Development and applications of particle swarm optimization for constructing optimal experimental designs

Abstract

The primary objective motivating this dissertation was to illustrate the efficacy of particle swarm optimization (PSO) as the engine of an algorithm to generate optimal design of experiments (DoE). PSO is a wildly popular and successful metaheuristic and machine learning algorithm which makes no assumptions regarding the behavior of the function being optimized. Optimal DoE, in part thanks to modern computing, has become the current dominant paradigm for practitioners to generate a DoE with some desirable property. We bring together these concepts first by extending the PSO to optimizing functions that take matrix inputs. Julia software was developed for this purpose and validated against published results. A detailed benchmarking study of three PSO variants was conducted and a preferred version of the algorithm was identified for further research and application.
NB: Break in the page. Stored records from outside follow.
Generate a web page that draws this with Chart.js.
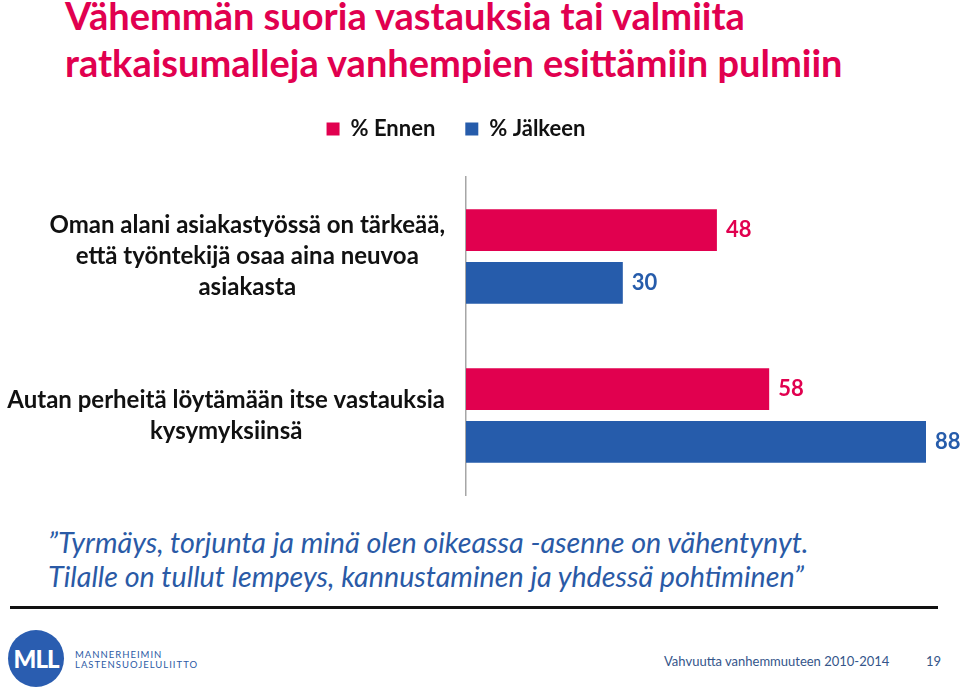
<!DOCTYPE html>
<html lang="fi">
<head>
<meta charset="utf-8">
<script src="https://cdn.jsdelivr.net/npm/chart.js@4.4.0/dist/chart.umd.min.js"></script>
<style>
  html, body { margin: 0; padding: 0; background: #fff; }
  #page { position: relative; width: 960px; height: 692px; overflow: hidden; font-family: Lato, "Open Sans", sans-serif; }
  #title { position: absolute; left: 65px; top: -8px; font-size: 38px; line-height: 47px; font-weight: 700; color: #e1004f; white-space: nowrap; }
  #chartBox { position: absolute; left: 0; top: 88px; width: 960px; height: 412px; }
  #quote { position: absolute; left: 48px; top: 525px; font-size: 28.7px; line-height: 34px; font-style: italic; color: #2a5aa6; white-space: nowrap; }
  #rule { position: absolute; left: 10px; top: 606px; width: 928px; height: 3px; background: #111; }
  #logo { position: absolute; left: 8px; top: 630px; width: 56px; height: 57px; border-radius: 50%; background: #2a5db0; color: #fff; font-weight: 900; font-size: 24px; line-height: 57px; text-align: center; letter-spacing: -1px; }
  #org { position: absolute; left: 75px; top: 650px; font-size: 9.5px; line-height: 10px; letter-spacing: 1px; color: #2b5aa5; }
  #foot { position: absolute; left: 664px; top: 653px; font-size: 13px; color: #34558a; white-space: nowrap; }
  #pageNo { position: absolute; left: 926px; top: 653px; font-size: 13px; color: #34558a; }
</style>
</head>
<body>
<div id="page">
  <div id="title">Vähemmän suoria vastauksia tai valmiita<br>ratkaisumalleja vanhempien esittämiin pulmiin</div>
  <div id="chartBox"><canvas id="barChart"></canvas></div>
  <div id="quote">”Tyrmäys, torjunta ja minä olen oikeassa -asenne on vähentynyt.<br>Tilalle on tullut lempeys, kannustaminen ja yhdessä pohtiminen”</div>
  <div id="rule"></div>
  <div id="logo">MLL</div>
  <div id="org">MANNERHEIMIN<br>LASTENSUOJELULIITTO</div>
  <div id="foot">Vahvuutta vanhemmuuteen 2010-2014</div>
  <div id="pageNo">19</div>
</div>
<script>
document.addEventListener("DOMContentLoaded", function () {
    // Data
    const categories = [
        ["Oman alani asiakastyössä on tärkeää,", "että työntekijä osaa aina neuvoa", "asiakasta"],
        ["Autan perheitä löytämään itse vastauksia", "kysymyksiinsä"]
    ];
    const seriesNames = ["% Ennen", "% Jälkeen"];
    const ennen = [48, 58];
    const jalkeen = [30, 88];

    const pink = "#e1004f";
    const blue = "#265cab";
    const labelFont = "700 24px Lato";

    // legend sits a bit left of centre and leaves room under it
    const legendTweak = {
        id: "legendTweak",
        beforeInit(chart) {
            const fit = chart.legend.fit;
            chart.legend.fit = function () {
                fit.call(this);
                this.height += 27;
            };
        },
        afterLayout(chart) {
            chart.legend.left -= 7;
            chart.legend.right -= 7;
        }
    };

    // category labels: each block right-aligned, lines centred inside it
    const categoryText = {
        id: "categoryText",
        afterDraw(chart) {
            const ctx = chart.ctx;
            const yScale = chart.scales.y;
            ctx.save();
            ctx.font = labelFont;
            ctx.fillStyle = "#111";
            ctx.textAlign = "center";
            ctx.textBaseline = "middle";
            const lineH = 31;
            categories.forEach(function (lines, i) {
                const widest = Math.max.apply(null, lines.map(l => ctx.measureText(l).width));
                const cx = 445 - widest / 2;
                const cy = yScale.getPixelForValue(i);
                const top = cy - (lines.length - 1) * lineH / 2;
                lines.forEach(function (l, j) {
                    ctx.fillText(l, cx, top + j * lineH);
                });
            });
            ctx.restore();
        }
    };

    // values after bar ends
    const valueText = {
        id: "valueText",
        afterDatasetsDraw(chart) {
            const ctx = chart.ctx;
            ctx.save();
            ctx.font = "700 22px Lato";
            ctx.textAlign = "left";
            ctx.textBaseline = "middle";
            chart.data.datasets.forEach(function (ds, di) {
                const meta = chart.getDatasetMeta(di);
                ctx.fillStyle = ds.backgroundColor;
                meta.data.forEach(function (bar, i) {
                    ctx.fillText(String(ds.data[i]), bar.x + 9, bar.y);
                });
            });
            ctx.restore();
        }
    };

    const canvas = document.getElementById("barChart");
    new Chart(canvas, {
        type: "bar",
        data: {
            labels: categories,
            datasets: [
                { label: seriesNames[0], data: ennen, backgroundColor: pink },
                { label: seriesNames[1], data: jalkeen, backgroundColor: blue }
            ]
        },
        options: {
            indexAxis: "y",
            responsive: true,
            maintainAspectRatio: false,
            animation: false,
            events: [],
            categoryPercentage: 0.6625,
            barPercentage: 0.79,
            layout: { padding: { left: 0, right: 34, top: 0, bottom: 5 } },
            scales: {
                x: { display: false, min: 0, max: 88 },
                y: {
                    grid: { display: false },
                    border: { display: true, color: "#a6a6a6", width: 1.5 },
                    ticks: { display: false },
                    afterFit(scale) { scale.width = 466; }
                }
            },
            plugins: {
                legend: {
                    position: "top",
                    labels: {
                        boxWidth: 13,
                        boxHeight: 13,
                        padding: 30,
                        color: "#111",
                        font: { family: "Lato", size: 22, weight: "700" }
                    }
                },
                tooltip: { enabled: false }
            }
        },
        plugins: [legendTweak, categoryText, valueText]
    });
});
</script>
</body>
</html>
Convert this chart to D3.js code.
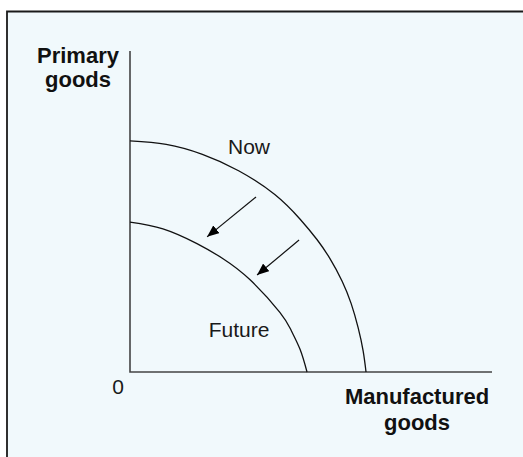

Next, we implemented the approach to generating G-optimal designs--a difficult mini-max optimization problem. New heretofore unknown G-optimal designs have been produced and the efficacy of PSO in generating efficiently (w.r.t. computing time) highly G-optimal designs is compared to current published results. Next, a new algorithm for generating optimal designs with specified replication structure, and thereby guaranteed a degrees-of-freedom for estimating the pure error variance, is proposed, illustrated, benchmarked and validated. Last, we propose a new algorithm for generating optimal mixture experiment designs which implements a PSO type search using a non-Euclidean geometry (specifically the Aitchison geometry). In this setting the space of candidate matrices is the Cartesian product of standard (K - 1)-simplices. The algorithm is extended to mixture experiments with lower and upper constraints on the mixture proportions; in this setting, the space of candidate matrices is the Cartesian product of high-dimensional irregular convex polytopes. The algorithm is validated against very recent published results. In total, the work presented in this dissertation speaks very favorably to PSO as a tool for generating optimal DoEs. We believe this approach should become part of the standard machine learning and statistical tool box for generating optimal experimental designs.